To support this they quote Frank Tester, a social historian well-known for sympathizing with Inuit causes. Tester estimates that the Inuit dog population in the Eastern Arctic could not have been higher than 10,000.
For his part, Thomassie Alikatuktuk, the president of QIA, said he doesn’t believe the RCMP report.
“What the RCMP claim as truth is not the truth that Inuit lived. I know this because I have seen it with my own eyes,” Alikatuktuk said.
The RCMP issued its report Nov. 29 in response to a request made in April of 2005 by Anne McLellan, then the minister of Public Safety and Emergency Preparedness in Paul Martin’s Liberal government.

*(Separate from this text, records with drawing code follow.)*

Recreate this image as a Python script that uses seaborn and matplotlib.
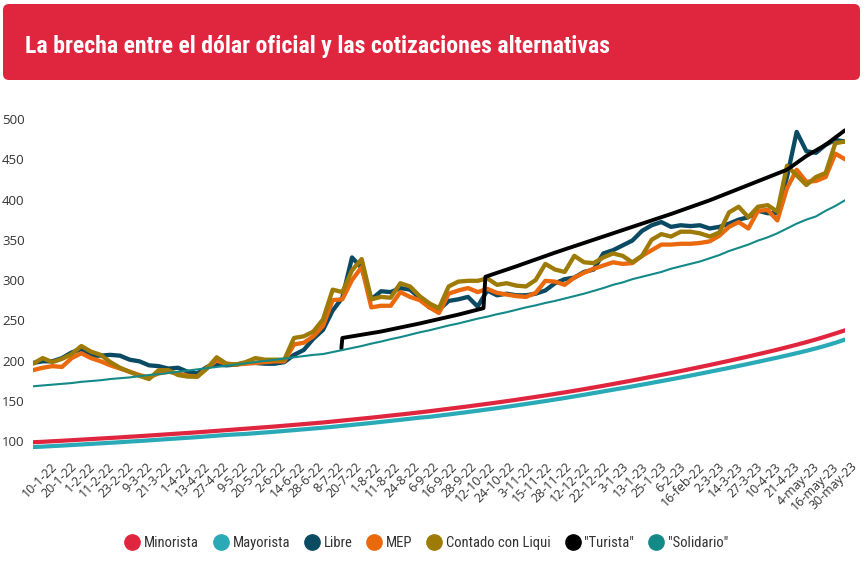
import numpy as np
import matplotlib
matplotlib.use('Agg')
import matplotlib.pyplot as plt
from matplotlib import font_manager
from matplotlib.lines import Line2D
from matplotlib.patches import FancyBboxPatch
from matplotlib.transforms import IdentityTransform, ScaledTranslation
import seaborn as sns

# etiquetas del eje x
fechas = ['10-1-22', '20-1-22', '1-2-22', '11-2-22', '23-2-22', '9-3-22', '21-3-22', '1-4-22',
          '13-4-22', '27-4-22', '9-5-22', '20-5-22', '2-6-22', '14-6-22', '28-6-22', '8-7-22',
          '20-7-22', '1-8-22', '11-8-22', '24-8-22', '6-9-22', '16-9-22', '28-9-22', '12-10-22',
          '24-10-22', '3-11-22', '15-11-22', '28-11-22', '12-12-22', '22-12-22', '3-1-23',
          '13-1-23', '25-1-23', '6-2-23', '16-feb-22', '2-3-23', '14-3-23', '27-3-23', '10-4-23',
          '21-4-23', '4-may-23', '16-may-23', '30-may-23']

minorista = [98.5, 99, 99.7, 100.3, 101, 101.7, 102.4, 103.1, 103.8, 104.5,
             105.3, 106, 106.8, 107.6, 108.4, 109.2, 110, 110.8, 111.7, 112.6,
             113.5, 114.4, 115.3, 116.2, 117.1, 118, 119, 120, 121, 122,
             123, 124.2, 125.4, 126.6, 127.8, 129, 130.3, 131.6, 132.9, 134.2,
             135.6, 137, 138.5, 140, 141.5, 143, 144.6, 146.2, 147.8, 149.5,
             151.2, 153, 154.8, 156.6, 158.5, 160.4, 162.4, 164.4, 166.5, 168.6,
             170.8, 173, 175.2, 177.5, 179.8, 182.1, 184.5, 186.9, 189.4, 191.9,
             194.4, 197, 199.6, 202.3, 205, 207.8, 210.6, 213.5, 216.5, 219.6,
             222.8, 226.2, 229.8, 233.6, 237.5]

mayorista = [92.5, 93, 93.7, 94.3, 95, 95.7, 96.4, 97.1, 97.8, 98.5,
             99.3, 100, 100.8, 101.6, 102.4, 103.2, 104, 104.8, 105.7, 106.6,
             107.5, 108.2, 108.8, 109.7, 110.6, 111.5, 112.5, 113.5, 114.5, 115.5,
             116.5, 117.6, 118.8, 120, 121.2, 122.4, 123.7, 125, 126.3, 127.6,
             129, 130, 131.5, 133, 134.5, 136, 137.6, 139.2, 140.8, 142.5,
             144.2, 146, 147.8, 149.6, 151.5, 153.4, 155.4, 157.4, 159.5, 161.6,
             163.7, 165.7, 167.8, 170, 172.2, 174.4, 176.6, 178.9, 181.2, 183.6,
             186, 188.4, 190.8, 193.3, 195.8, 198.4, 201, 203.6, 206.3, 209.1,
             212, 215.1, 218.4, 222, 226]

libre = [197, 199, 199, 203, 210, 214, 206, 206, 207, 206,
         201, 199, 194, 193, 190, 191, 186, 184, 192, 195,
         194, 195, 197, 197, 196, 196, 198, 207, 213, 227,
         238, 262, 278, 328, 315, 276, 286, 285, 290, 288,
         278, 266, 263, 274, 276, 279, 267, 287, 281, 283,
         281, 281, 283, 287, 296, 301, 303, 310, 313, 333,
         337, 343, 349, 361, 368, 372, 366, 368, 367, 368,
         364, 366, 370, 375, 378, 386, 383, 383, 428, 484,
         460, 458, 468, 474, 472]

mep = [188, 191, 193, 192, 203, 209, 203, 199, 194, 190,
       186, 182, 179, 184, 186, 184, 181, 180, 191, 200,
       196, 195, 196, 197, 198, 199, 199, 220, 222, 230,
       243, 275, 276, 300, 316, 266, 268, 268, 285, 279,
       275, 266, 259, 283, 287, 290, 285, 289, 284, 282,
       280, 279, 284, 299, 298, 294, 303, 309, 314, 318,
       322, 320, 321, 330, 337, 344, 344, 345, 345, 346,
       348, 355, 366, 372, 364, 386, 387, 374, 414, 437,
       422, 423, 428, 457, 450]

ccl = [196, 203, 198, 202, 208, 218, 211, 207, 198, 191,
       186, 181, 177, 188, 188, 182, 180, 180, 190, 204,
       196, 195, 198, 203, 201, 201, 201, 228, 230, 236,
       251, 288, 285, 312, 326, 276, 279, 278, 296, 292,
       280, 271, 265, 292, 298, 299, 299, 302, 294, 296,
       293, 292, 300, 320, 313, 310, 330, 322, 321, 328,
       333, 330, 322, 330, 350, 357, 354, 360, 360, 358,
       354, 359, 384, 391, 378, 391, 393, 385, 442, 430,
       418, 428, 433, 470, 472]

solidario = [168, 169, 170, 171, 172, 173.5, 174.5, 175.5, 177, 178,
             179, 180.5, 182, 183, 184.5, 186, 187.5, 189, 190.5, 192,
             193.5, 195, 196.5, 198, 199.5, 201, 202.5, 204, 205.5, 207,
             208, 210.5, 213, 215.5, 218, 221, 223.5, 226.5, 229, 232,
             235, 237.5, 240.5, 243.5, 246, 249, 252, 254.5, 257.5, 260,
             263, 266, 268.5, 271.5, 274, 277, 280, 283, 286.5, 290,
             294, 297, 301, 304, 307, 310, 314, 317, 320, 323,
             327, 331, 336, 340, 344, 349, 353, 358, 364, 370,
             375, 379, 386, 392, 399]

# el "Turista" empieza en julio 2022 y tiene un salto en octubre
turista_pos = [31.9, 32, 36, 40, 44, 46.6, 46.8, 50, 54, 58, 62, 66, 70, 74, 78, 80, 82, 84]
turista = [215, 228, 236, 246, 257, 265, 304, 317, 334, 350, 366, 382, 399, 418, 437, 454, 468, 486]

pos = np.arange(len(minorista))

# fuente condensada si existe
nombres = {f.name for f in font_manager.fontManager.ttflist}
cond = 'DejaVu Sans'
for cand in ['Liberation Sans Narrow', 'Roboto Condensed', 'DejaVu Sans Condensed', 'Open Sans Condensed']:
    if cand in nombres:
        cond = cand
        break

sns.set_style('white')
plt.rcParams['font.family'] = ['Open Sans', 'DejaVu Sans']

fig = plt.figure(figsize=(8.66, 5.69), dpi=100)
ax = fig.add_axes([33 / 866, 0.2108, 812 / 866, 0.5942])

series = [
    ('Minorista', pos, minorista, '#E0253E', 3.0),
    ('Mayorista', pos, mayorista, '#2AA9B7', 3.0),
    ('Libre', pos, libre, '#0B4A63', 3.1),
    ('MEP', pos, mep, '#EA690D', 3.1),
    ('Contado con Liqui', pos, ccl, '#9E7B06', 3.1),
    ('"Turista"', turista_pos, turista, '#000000', 2.8),
    ('"Solidario"', pos, solidario, '#138A87', 1.5),
]
for nombre, xs, ys, color, lw in series:
    sns.lineplot(x=xs, y=ys, ax=ax, color=color, linewidth=lw, legend=False,
                 estimator=None, sort=False)

ax.set_xlim(0, 84)
ax.set_ylim(90, 510)
ax.set_yticks(range(100, 501, 50))
ax.tick_params(axis='y', length=0, pad=6, labelsize=9.5, labelcolor='#333333')
# las etiquetas van un poco más juntas que los puntos (la serie sigue unos días después)
ax.set_xticks(np.arange(len(fechas)) * 1.97)
ax.set_xticklabels(fechas)
ax.tick_params(axis='x', length=0, pad=0, labelsize=9, labelcolor='#333333')
desplaz = ScaledTranslation(0.18, -0.11, fig.dpi_scale_trans)
for lbl in ax.get_xticklabels():
    lbl.set_rotation(45)
    lbl.set_ha('right')
    lbl.set_va('top')
    lbl.set_rotation_mode('anchor')
    lbl.set_transform(lbl.get_transform() + desplaz)
ax.set_xlabel('')
ax.set_ylabel('')
sns.despine(ax=ax, left=True, bottom=True)
ax.grid(False)

# banda roja del título
banda = FancyBboxPatch((3, 569 - 80), 857, 76, boxstyle='round,pad=0,rounding_size=6',
                       transform=IdentityTransform(), fc='#E0263F', ec='none')
fig.add_artist(banda)
titulo = fig.text(25 / 866, 1 - 47 / 569, 'La brecha entre el dólar oficial y las cotizaciones alternativas',
                  color='white', fontweight='bold', fontsize=16, va='center', ha='left',
                  family=[cond, 'DejaVu Sans'])
fig.canvas.draw()
ancho = titulo.get_window_extent().width
titulo.set_fontsize(16 * 583 / ancho)

# leyenda con círculos
handles = [Line2D([0], [0], marker='o', ls='', markersize=11, markerfacecolor=c, markeredgecolor=c)
           for _, _, _, c, _ in series]
fig.legend(handles, [s[0] for s in series], loc='center', bbox_to_anchor=(0.4925, 0.0457),
           ncol=7, frameon=False, handletextpad=0.3, columnspacing=1.0, handlelength=1.0,
           prop={'family': cond, 'size': 10.5}, labelcolor='#333333')

plt.savefig('out.png', dpi=100)
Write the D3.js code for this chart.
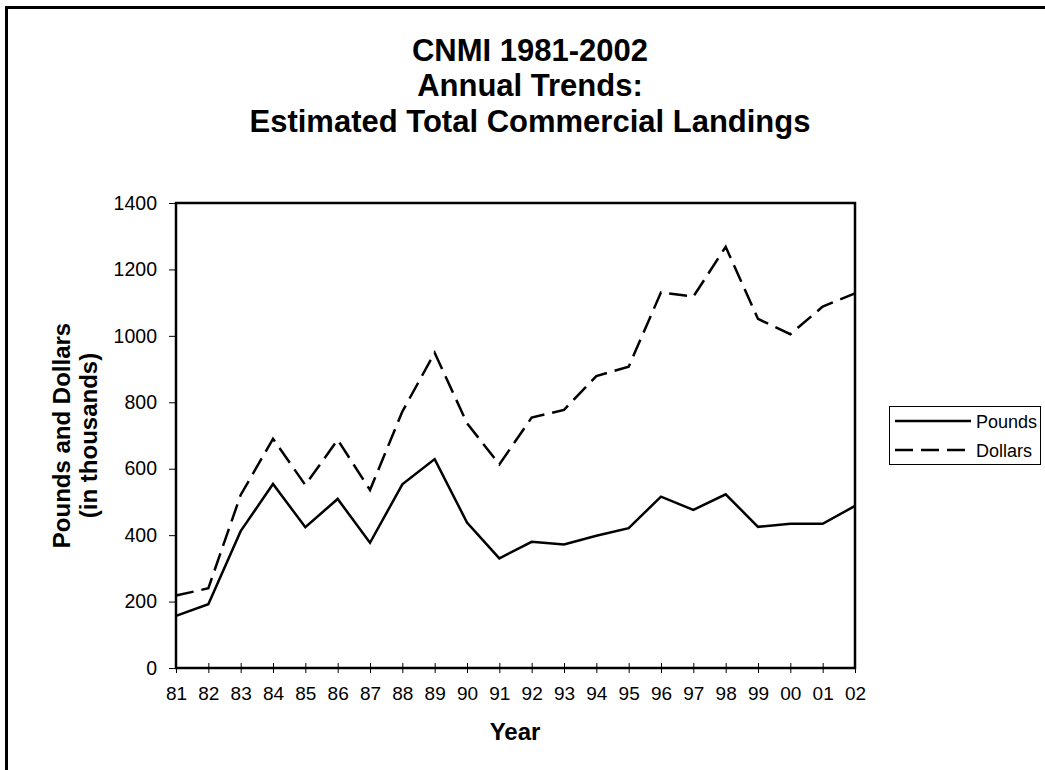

McLellan did that after a majority of MPs on the House of Commons aboriginal affairs committee voted for a Bloc Québécois motion that called for a judicial inquiry into the dog slaughter allegations.
Yvon Lévesque, the Bloc MP for James Bay-Nunavik and the Bloc’s aboriginal affairs critic, repeated that demand this week, saying he rejects the conclusions of the RCMP report.
The dog-slaughter issue gained political momentum in January of 2005, when the Makivik Corp. unveiled an emotive documentary film called Echo of the Last Howl.
The film features the tearful recollections of Inuit who watched RCMP and Sûreté du Québec members, as well as teachers, administrators and other authority figures, shoot their dogs in large numbers.